Ann: Aunt Dora could sew. She would sew rickrack to put on the dresses to make them look different.
Geraldine: When my mother
was a girl, they were burning leaves once, and her dress caught fire. One of her brothers pushed her to the ground and rolled
her around. She was okay, but she had a scar. She had a brother that was killed in a horse and buggy accident when he was
a teenager. And she had a brother that died in World War I, during the flu epidemic.
JM: Did you or any of your siblings go to college?
Geraldine: No, but three of us graduated
from high school. Lorraine got married and quit high school.

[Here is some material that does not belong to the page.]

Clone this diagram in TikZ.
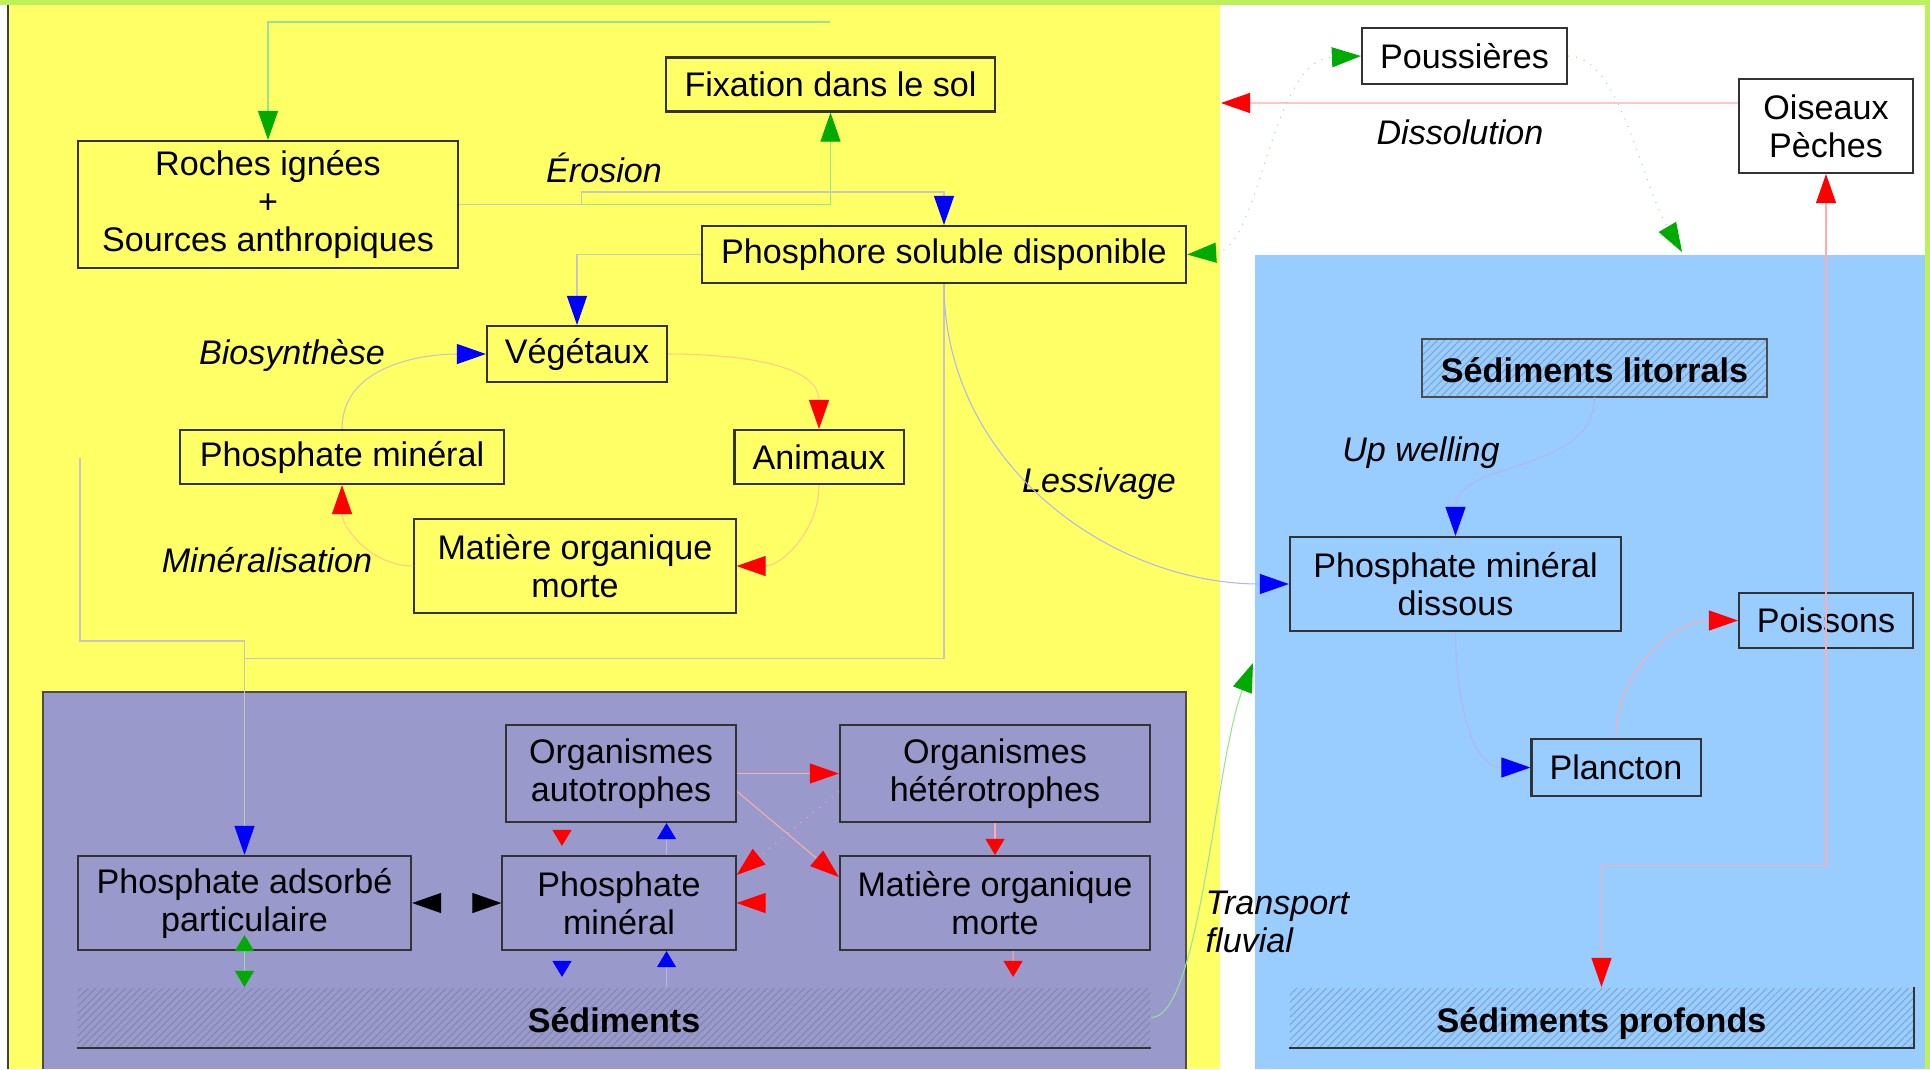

Ann: Kenneth quit school when he was a senior and went into the Navy.
Geraldine: My son had his First Communion on Mother's Day, here
in Gardner. That was in 1964. My mother came down for it. She stayed with us maybe three or four hours, and then she went
home. She died three days later. She was 63.
JM:
Do you think of your mother any differently now that you have seen the 1911 photograph?
Geraldine: I feel sorry that she didn't have a happy childhood.
Ann: Maybe she did. We don't know.
Geraldine: When I graduated from high
school, Aunt Dora took me on the train to St. Simon in Quebec. That's where my family came from. When we got off the train,
we took a taxi for a short distance, then some relatives met us with a horse and a wagon, and it was all dirt roads. We rolled
on and on over those roads, and when we got to their house, that's all there was.
Ann: If that's all there was, I can see why the family moved down here.